Today the women aren’t there alone. One behind the other are a prosecutor, three investigators, four agents of the technical investigation unit (CTI), four soldiers, an Army captain, an informer and, behind them, Irleny Valencia, who, like Norah, has been searching for her brother in law’s body for nine years.

It’s possible that this is the most important hike of their lives. An informer and a demobilized paramilitary who don’t know each other agreed on the location where Byron Velásquez, Norah’s husband; José Yandú, Irleny’s brother in law and Gonzalo Serna, Marcela’s husband could be buried.
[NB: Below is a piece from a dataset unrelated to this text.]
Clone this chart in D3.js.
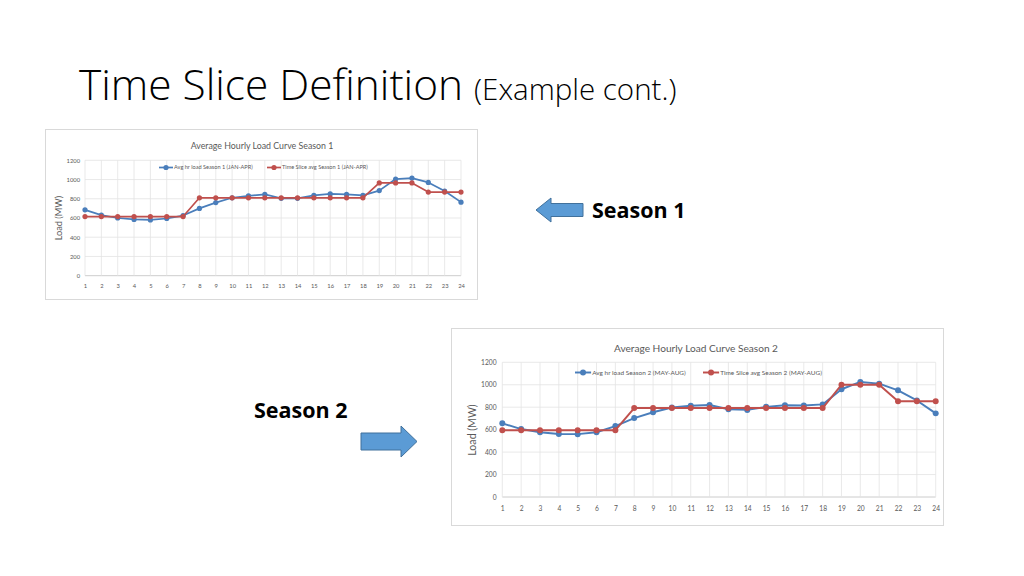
<!DOCTYPE html>
<html>
<head>
<meta charset="utf-8">
<script src="https://cdn.jsdelivr.net/npm/d3@7"></script>
<style>
  body { margin: 0; background: #fff; }
  svg { display: block; }
</style>
</head>
<body>
<svg id="slide" width="1024" height="576"></svg>
<script>
// hours on the x axis
var hours = d3.range(1, 25);
var yTicks = [0, 200, 400, 600, 800, 1000, 1200];

// Season 1 (JAN-APR)
var avgLoadS1 = [685, 630, 600, 585, 580, 595, 625, 700, 760, 810, 830, 845,
                 805, 805, 835, 850, 845, 835, 885, 1005, 1015, 970, 880, 765];
var sliceAvgS1 = [615, 615, 615, 615, 615, 615, 615, 810, 810, 810, 810, 810,
                  810, 810, 810, 810, 810, 810, 965, 965, 965, 870, 870, 870];

// Season 2 (MAY-AUG)
var avgLoadS2 = [656, 605, 577, 562, 560, 577, 632, 703, 755, 797, 813, 820,
                 782, 776, 803, 818, 815, 825, 960, 1025, 1010, 950, 860, 745];
var sliceAvgS2 = [595, 595, 595, 595, 595, 595, 595, 792, 792, 792, 792, 792,
                  792, 792, 792, 792, 792, 792, 1000, 1000, 1000, 853, 853, 853];

var BLUE = "#4a7ebb", RED = "#c0504d";
var chartFont = "Lato, 'Open Sans', sans-serif";

var svg = d3.select("#slide");

// slide title
var title = svg.append("text")
  .attr("x", 79).attr("y", 100)
  .style("font-family", "'Open Sans', sans-serif")
  .style("font-weight", 300)
  .style("fill", "#000");
title.append("tspan").style("font-size", "42.4px").text("Time Slice Definition ");
title.append("tspan").style("font-size", "29.5px").text("(Example cont.)");

function drawChart(o) {
  var g = svg.append("g");
  // chart frame
  g.append("rect")
    .attr("x", o.box[0]).attr("y", o.box[1])
    .attr("width", o.box[2]).attr("height", o.box[3])
    .attr("fill", "#fff").attr("stroke", "#d9d9d9").attr("stroke-width", 1);

  var x = d3.scaleLinear().domain([1, 24]).range([o.plot[0], o.plot[1]]);
  var y = d3.scaleLinear().domain([0, 1200]).range([o.plot[3], o.plot[2]]);
  var k = o.k;

  // grid
  g.append("g").selectAll("line").data(yTicks).join("line")
    .attr("x1", o.plot[0]).attr("x2", o.plot[1])
    .attr("y1", d => y(d)).attr("y2", d => y(d))
    .attr("stroke", d => d === 0 ? "#bfbfbf" : "#e3e3e3").attr("stroke-width", 0.8);
  g.append("g").selectAll("line").data(hours).join("line")
    .attr("x1", d => x(d)).attr("x2", d => x(d))
    .attr("y1", o.plot[2]).attr("y2", o.plot[3])
    .attr("stroke", "#e3e3e3").attr("stroke-width", 0.8);

  // axes labels
  var yAxis = d3.axisLeft(y).tickValues(yTicks).tickSize(0).tickPadding(5 * k).tickFormat(d3.format("d"));
  var ya = g.append("g").attr("transform", `translate(${o.plot[0]},0)`).call(yAxis);
  var xAxis = d3.axisBottom(x).tickValues(hours).tickSize(0).tickPadding(8 * k).tickFormat(d3.format("d"));
  var xa = g.append("g").attr("transform", `translate(0,${o.plot[3]})`).call(xAxis);
  [ya, xa].forEach(a => {
    a.select(".domain").remove();
    a.selectAll("text").style("font-family", chartFont).style("font-size", (5.8 * k) + "px").attr("fill", "#595959");
  });

  g.append("text")
    .attr("transform", `translate(${o.ylab[0]},${o.ylab[1]}) rotate(-90)`)
    .attr("text-anchor", "middle")
    .style("font-family", chartFont)
    .style("font-size", (9.2 * k) + "px").attr("fill", "#595959")
    .text("Load (MW)");

  g.append("text")
    .attr("x", o.title[0]).attr("y", o.title[1])
    .attr("text-anchor", "middle")
    .style("font-family", chartFont)
    .style("font-size", (8.8 * k) + "px").attr("fill", "#595959")
    .text(o.titleText);

  var line = d3.line().x((d, i) => x(hours[i])).y(d => y(d));
  var series = [
    { vals: o.avg, color: BLUE, name: o.avgName, lx: o.legend[0] },
    { vals: o.slice, color: RED, name: o.sliceName, lx: o.legend[1] }
  ];
  series.forEach(s => {
    g.append("path").datum(s.vals)
      .attr("d", line).attr("fill", "none")
      .attr("stroke", s.color).attr("stroke-width", 1.7 * k)
      .attr("stroke-linejoin", "round");
    g.append("g").selectAll("circle").data(s.vals).join("circle")
      .attr("cx", (d, i) => x(hours[i])).attr("cy", d => y(d))
      .attr("r", 2.6 * k).attr("fill", s.color);
  });

  // legend
  series.forEach(s => {
    var ly = o.legend[2];
    g.append("line")
      .attr("x1", s.lx).attr("x2", s.lx + 14 * k)
      .attr("y1", ly).attr("y2", ly)
      .attr("stroke", s.color).attr("stroke-width", 1.7 * k);
    g.append("circle").attr("cx", s.lx + 7 * k).attr("cy", ly).attr("r", 2.6 * k).attr("fill", s.color);
    g.append("text")
      .attr("x", s.lx + 15 * k).attr("y", ly).attr("dy", "0.35em")
      .style("font-family", chartFont)
      .style("font-size", (5.6 * k) + "px").attr("fill", "#595959")
      .text(s.name);
  });
}

drawChart({
  box: [45.5, 129.5, 432, 170],
  plot: [85, 461, 160.3, 275.7],
  k: 1,
  ylab: [62, 218],
  title: [262, 149],
  titleText: "Average Hourly Load Curve Season 1",
  avg: avgLoadS1, slice: sliceAvgS1,
  avgName: "Avg hr load Season 1 (JAN-APR)",
  sliceName: "Time Slice avg Season 1 (JAN-APR)",
  legend: [159, 267, 167.5]
});

drawChart({
  box: [451.5, 328.5, 492, 197],
  plot: [502.3, 935.7, 362.3, 497],
  k: 1.15,
  ylab: [476, 430],
  title: [696, 352],
  titleText: "Average Hourly Load Curve Season 2",
  avg: avgLoadS2, slice: sliceAvgS2,
  avgName: "Avg hr load Season 2 (MAY-AUG)",
  sliceName: "Time Slice avg Season 2 (MAY-AUG)",
  legend: [575, 703, 372.5]
});

// block arrows with season labels
var arrowFill = "#5b9bd5", arrowStroke = "#41719c";
function blockArrow(x0, x1, yc, h, shaftH, headW, dir) {
  var p = d3.path();
  var half = h / 2, sh = shaftH / 2;
  if (dir < 0) {
    p.moveTo(x0, yc);
    p.lineTo(x0 + headW, yc - half);
    p.lineTo(x0 + headW, yc - sh);
    p.lineTo(x1, yc - sh);
    p.lineTo(x1, yc + sh);
    p.lineTo(x0 + headW, yc + sh);
    p.lineTo(x0 + headW, yc + half);
  } else {
    p.moveTo(x1, yc);
    p.lineTo(x1 - headW, yc - half);
    p.lineTo(x1 - headW, yc - sh);
    p.lineTo(x0, yc - sh);
    p.lineTo(x0, yc + sh);
    p.lineTo(x1 - headW, yc + sh);
    p.lineTo(x1 - headW, yc + half);
  }
  p.closePath();
  svg.append("path").attr("d", p.toString())
    .attr("fill", arrowFill).attr("stroke", arrowStroke).attr("stroke-width", 1);
}
blockArrow(536, 583, 210, 24, 13, 15, -1);
blockArrow(361, 417, 441.5, 31, 17, 16, 1);

svg.append("text").attr("x", 592).attr("y", 218)
  .style("font-family", "'Open Sans', sans-serif").style("font-weight", 700)
  .style("font-size", "21.5px").text("Season 1");
svg.append("text").attr("x", 254).attr("y", 418)
  .style("font-family", "'Open Sans', sans-serif").style("font-weight", 700)
  .style("font-size", "21.5px").text("Season 2");
</script>
</body>
</html>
Marcela could not join them because she didn’t have anyone to watch her two daughters on that day.

They have been waiting for this exhumation since the paramilitaries stopped a bus in San José del Nús and took the three men because, according to them, they were guerrilla collaborators. Their wives say that that is not true. They were street vendors in Medellín and ticket scalpers. In fact, that weekend they were coming back from a Shakira concert in Bogotá and were preparing a trip to Cali for a horse fair. “They did very well with bull fighting and horse events,” says Norah. “My Byron would come home with 700,000 pesos from just one weekend.”

At nine in the morning, when they arrived in San José, Captain Lozano, in charge of security, told them to wait until one in the afternoon because there had been fighting between soldiers and guerrillas in the area. While they waited, Norah began to tell her story. The first thing that she did was to find out in which town they had stopped her husband and a week later she went there. She sat in the waiting area where they parked the buses and began to ask about Byron. “After a little while a man came up to me and said ‘I am Commander Arrieta. I’m sorry, but your husband was executed.’” She says that she became full of rage and of questions that she posed to Arrieta. When? Why? Where is his body? Arrieta told her that they didn’t return bodies and ordered her to leave the town.